Post‑Incident Learning Loops that Stick
Incidents that end with “we should document this” never change behaviour. We schedule a hot wash within 48 hours while details are fresh and a follow‑up deep‑dive within two weeks to confirm fixes landed. Both are on the calendar from the moment we call “contained.”
In the hot wash, we harvest the exact timeline, the decision points we argued about, and the measurements that actually mattered. In the deep‑dive, we turn that into deltas: updates to the runbook, playbook tests for the next tabletop, and backlog items with owners and dates. We validate updates with a short drill that mirrors how cyber tabletop exercises work, so decisions get tested without risking production.
We also pick quarterly tabletop exercises to pressure-test runbooks with at least one drill focused on DDoS recovery and comms. We also reset the warm‑start checklist, rotate keys that touched incident tooling, and store artefacts for threat intel. That’s how you turn a bad day into permanent competence.
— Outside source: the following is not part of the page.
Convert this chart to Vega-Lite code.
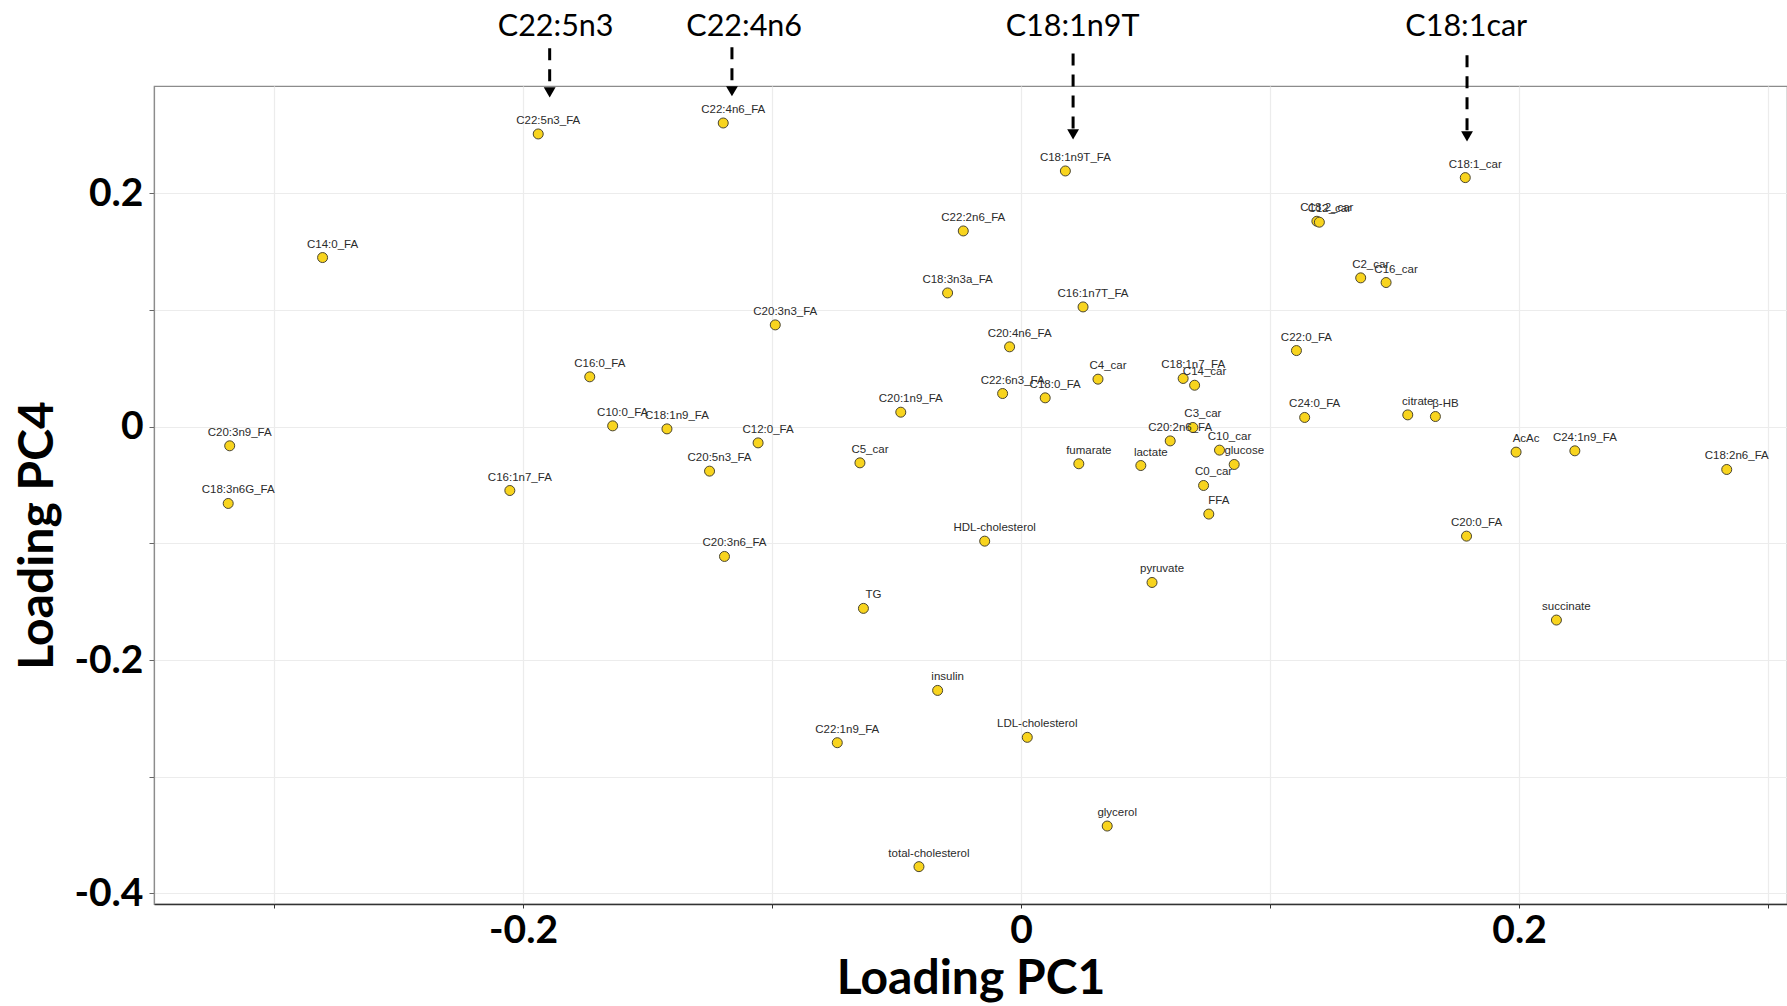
{
  "$schema": "https://vega.github.io/schema/vega-lite/v6.json",
  "width": 1633,
  "height": 818,
  "autosize": {"type": "none"},
  "padding": {"left": 154, "top": 86, "right": 0, "bottom": 102},
  "background": "white",
  "config": {
    "view": {"stroke": "#8c8c8c", "strokeWidth": 1.2},
    "axis": {"labelFont": "Lato", "titleFont": "Lato", "labelFontWeight": "bold", "titleFontWeight": "bold", "labelColor": "#000", "titleColor": "#000"},
    "axisX": {
      "labelFontSize": 39, "labelBaseline": "alphabetic", "labelPadding": 34, "labelFlush": false, "labelOverlap": false,
      "tickSize": 4, "tickColor": "#333", "tickWidth": 1,
      "domainColor": "#333", "domainWidth": 1.5,
      "gridColor": "#ececec", "gridWidth": 1.2,
      "titleFontSize": 48, "titleY": 89, "titleBaseline": "alphabetic"
    },
    "axisY": {
      "labelFontSize": 39, "labelPadding": 6, "labelBaseline": "middle", "labelFlush": false, "labelOverlap": false,
      "tickSize": 5, "tickColor": "#666", "tickWidth": 1,
      "domainColor": "#8c8c8c", "domainWidth": 1.2,
      "gridColor": "#ececec", "gridWidth": 1.2,
      "titleFontSize": 48, "titleAngle": -90, "titleX": -102, "titleY": 449, "titleBaseline": "alphabetic", "titleAlign": "center"
    }
  },
  "datasets": {
    "pts": [
      {"label": "C22:5n3_FA", "x": -0.1939, "y": 0.2508},
      {"label": "C14:0_FA", "x": -0.2805, "y": 0.1449},
      {"label": "C22:4n6_FA", "x": -0.1196, "y": 0.2602},
      {"label": "C18:1n9T_FA", "x": 0.0178, "y": 0.2191},
      {"label": "C22:2n6_FA", "x": -0.0232, "y": 0.1677},
      {"label": "C18:3n3a_FA", "x": -0.0295, "y": 0.1146},
      {"label": "C16:1n7T_FA", "x": 0.0249, "y": 0.1026},
      {"label": "C20:3n3_FA", "x": -0.0987, "y": 0.0872},
      {"label": "C20:4n6_FA", "x": -0.0046, "y": 0.0684},
      {"label": "C18:1_car", "x": 0.1784, "y": 0.2134},
      {"label": "C18:2_car", "x": 0.1188, "y": 0.176},
      {"label": "C12_car", "x": 0.1198, "y": 0.1752},
      {"label": "C2_car", "x": 0.1364, "y": 0.1275},
      {"label": "C16_car", "x": 0.1466, "y": 0.1235},
      {"label": "C22:0_FA", "x": 0.1106, "y": 0.0652},
      {"label": "C20:3n9_FA", "x": -0.3178, "y": -0.0164},
      {"label": "C18:3n6G_FA", "x": -0.3184, "y": -0.0658},
      {"label": "C16:1n7_FA", "x": -0.2053, "y": -0.0547},
      {"label": "C16:0_FA", "x": -0.1732, "y": 0.0427},
      {"label": "C10:0_FA", "x": -0.164, "y": 0.0007},
      {"label": "C18:1n9_FA", "x": -0.1422, "y": -0.0019},
      {"label": "C12:0_FA", "x": -0.1056, "y": -0.0139},
      {"label": "C20:5n3_FA", "x": -0.1251, "y": -0.0381},
      {"label": "C5_car", "x": -0.0647, "y": -0.031},
      {"label": "C20:1n9_FA", "x": -0.0483, "y": 0.0124},
      {"label": "C22:6n3_FA", "x": -0.0074, "y": 0.0284},
      {"label": "C18:0_FA", "x": 0.0097, "y": 0.0247},
      {"label": "C4_car", "x": 0.0309, "y": 0.0407},
      {"label": "C18:1n7_FA", "x": 0.0651, "y": 0.0413},
      {"label": "C14_car", "x": 0.0697, "y": 0.0355},
      {"label": "C20:2n6_FA", "x": 0.0599, "y": -0.0122},
      {"label": "C3_car", "x": 0.069, "y": -0.0007},
      {"label": "fumarate", "x": 0.0232, "y": -0.0318},
      {"label": "lactate", "x": 0.0481, "y": -0.0333},
      {"label": "HDL-cholesterol", "x": -0.0146, "y": -0.0981},
      {"label": "C20:3n6_FA", "x": -0.1191, "y": -0.1112},
      {"label": "TG", "x": -0.0633, "y": -0.1557},
      {"label": "pyruvate", "x": 0.0526, "y": -0.1335},
      {"label": "C10_car", "x": 0.0797, "y": -0.0201},
      {"label": "glucose", "x": 0.0856, "y": -0.0324},
      {"label": "C0_car", "x": 0.0733, "y": -0.0504},
      {"label": "FFA", "x": 0.0754, "y": -0.0749},
      {"label": "C24:0_FA", "x": 0.1139, "y": 0.0079},
      {"label": "citrate", "x": 0.1553, "y": 0.0101},
      {"label": "β-HB", "x": 0.1664, "y": 0.0087},
      {"label": "AcAc", "x": 0.1988, "y": -0.0218},
      {"label": "C24:1n9_FA", "x": 0.2224, "y": -0.0207},
      {"label": "C18:2n6_FA", "x": 0.2834, "y": -0.0367},
      {"label": "C20:0_FA", "x": 0.1789, "y": -0.0938},
      {"label": "succinate", "x": 0.215, "y": -0.1657},
      {"label": "insulin", "x": -0.0335, "y": -0.226},
      {"label": "C22:1n9_FA", "x": -0.0738, "y": -0.2708},
      {"label": "LDL-cholesterol", "x": 0.0025, "y": -0.2662},
      {"label": "glycerol", "x": 0.0346, "y": -0.3422},
      {"label": "total-cholesterol", "x": -0.041, "y": -0.377}
    ],
    "ann": [
      {"name": "C22:5n3", "x": -0.1893, "lx": -0.1869, "ly": 0.3345, "y": 0.3242, "y2": 0.292, "yh": 0.2865},
      {"name": "C22:4n6", "x": -0.1161, "lx": -0.1112, "ly": 0.3345, "y": 0.325, "y2": 0.2908, "yh": 0.2874},
      {"name": "C18:1n9T", "x": 0.0209, "lx": 0.0207, "ly": 0.3345, "y": 0.3197, "y2": 0.254, "yh": 0.2505},
      {"name": "C18:1car", "x": 0.1791, "lx": 0.1788, "ly": 0.3345, "y": 0.3182, "y2": 0.2522, "yh": 0.2488}
    ]
  },
  "layer": [
    {
      "data": {"name": "pts"},
      "mark": {"type": "point", "shape": "circle", "filled": true, "size": 100, "fill": "#F8D41E", "stroke": "#4a4530", "strokeWidth": 1, "opacity": 1},
      "encoding": {
        "x": {"field": "x", "type": "quantitative", "title": "Loading PC1", "scale": {"domain": [-0.3482, 0.3076], "nice": false, "zero": false},
          "axis": {"values": [-0.3, -0.2, -0.1, 0, 0.1, 0.2, 0.3], "labelExpr": "abs(round(datum.value*10)) % 2 == 1 ? '' : '' + datum.value"}},
        "y": {"field": "y", "type": "quantitative", "title": "Loading PC4", "scale": {"domain": [-0.409, 0.2919], "nice": false, "zero": false},
          "axis": {"values": [-0.4, -0.3, -0.2, -0.1, 0, 0.1, 0.2], "labelExpr": "abs(round(datum.value*10)) % 2 == 1 ? '' : '' + datum.value"}}
      }
    },
    {
      "data": {"name": "pts"},
      "mark": {"type": "text", "font": "Liberation Sans", "fontSize": 11.5, "color": "#2b2b2b", "align": "center", "baseline": "alphabetic", "dx": 10, "dy": -10},
      "encoding": {
        "x": {"field": "x", "type": "quantitative", "title": "Loading PC1", "scale": {"domain": [-0.3482, 0.3076], "nice": false, "zero": false},
          "axis": {"values": [-0.3, -0.2, -0.1, 0, 0.1, 0.2, 0.3], "labelExpr": "abs(round(datum.value*10)) % 2 == 1 ? '' : '' + datum.value"}},
        "y": {"field": "y", "type": "quantitative", "title": "Loading PC4", "scale": {"domain": [-0.409, 0.2919], "nice": false, "zero": false},
          "axis": {"values": [-0.4, -0.3, -0.2, -0.1, 0, 0.1, 0.2], "labelExpr": "abs(round(datum.value*10)) % 2 == 1 ? '' : '' + datum.value"}},
        "text": {"field": "label"}
      }
    },
    {
      "data": {"name": "ann"},
      "mark": {"type": "rule", "color": "#000", "strokeWidth": 3, "strokeDash": [12, 9]},
      "encoding": {
        "x": {"field": "x", "type": "quantitative", "title": "Loading PC1", "scale": {"domain": [-0.3482, 0.3076], "nice": false, "zero": false},
          "axis": {"values": [-0.3, -0.2, -0.1, 0, 0.1, 0.2, 0.3], "labelExpr": "abs(round(datum.value*10)) % 2 == 1 ? '' : '' + datum.value"}},
        "y": {"field": "y", "type": "quantitative", "title": "Loading PC4", "scale": {"domain": [-0.409, 0.2919], "nice": false, "zero": false},
          "axis": {"values": [-0.4, -0.3, -0.2, -0.1, 0, 0.1, 0.2], "labelExpr": "abs(round(datum.value*10)) % 2 == 1 ? '' : '' + datum.value"}},
        "y2": {"field": "y2"}
      }
    },
    {
      "data": {"name": "ann"},
      "mark": {"type": "point", "shape": "triangle-down", "filled": true, "size": 140, "color": "#000", "opacity": 1},
      "encoding": {
        "x": {"field": "x", "type": "quantitative", "title": "Loading PC1", "scale": {"domain": [-0.3482, 0.3076], "nice": false, "zero": false},
          "axis": {"values": [-0.3, -0.2, -0.1, 0, 0.1, 0.2, 0.3], "labelExpr": "abs(round(datum.value*10)) % 2 == 1 ? '' : '' + datum.value"}},
        "y": {"field": "yh", "type": "quantitative", "title": "Loading PC4", "scale": {"domain": [-0.409, 0.2919], "nice": false, "zero": false},
          "axis": {"values": [-0.4, -0.3, -0.2, -0.1, 0, 0.1, 0.2], "labelExpr": "abs(round(datum.value*10)) % 2 == 1 ? '' : '' + datum.value"}}
      }
    },
    {
      "data": {"name": "ann"},
      "mark": {"type": "text", "font": "Lato", "fontSize": 30.5, "color": "#000", "align": "center", "baseline": "alphabetic"},
      "encoding": {
        "x": {"field": "lx", "type": "quantitative", "title": "Loading PC1", "scale": {"domain": [-0.3482, 0.3076], "nice": false, "zero": false},
          "axis": {"values": [-0.3, -0.2, -0.1, 0, 0.1, 0.2, 0.3], "labelExpr": "abs(round(datum.value*10)) % 2 == 1 ? '' : '' + datum.value"}},
        "y": {"field": "ly", "type": "quantitative", "title": "Loading PC4", "scale": {"domain": [-0.409, 0.2919], "nice": false, "zero": false},
          "axis": {"values": [-0.4, -0.3, -0.2, -0.1, 0, 0.1, 0.2], "labelExpr": "abs(round(datum.value*10)) % 2 == 1 ? '' : '' + datum.value"}},
        "text": {"field": "name"}
      }
    }
  ]
}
I’ve learned to name roles precisely—Edge Operator, Origin Operator, Traffic Analyst, Comms Lead, Exec Liaison—and to put the Clock Owner outside the keyboard. Their job is to timestamp decisions, call the five‑minute cadence, and enforce the next checkpoint. It’s the smallest process change with the biggest payoff.
The final design principle: make the runbook boring to execute. If responders can run it calmly in a tabletop, they can run it under fire. That’s the difference between a DDoS that becomes folklore and one that becomes a footnote.
A DDoS runbook isn’t a binder of best practices; it’s a collection of moves that protect customers while you regain control. If it can’t be executed in five‑minute loops, it isn’t finished yet. Design for decisions and rollbacks, not for cleverness.
When the next surge hits, your team doesn’t need a lecture. They need a first step, a safe second step, and a clear signal that tells them when to stop. Build for that—and pressure becomes practice rather than panic.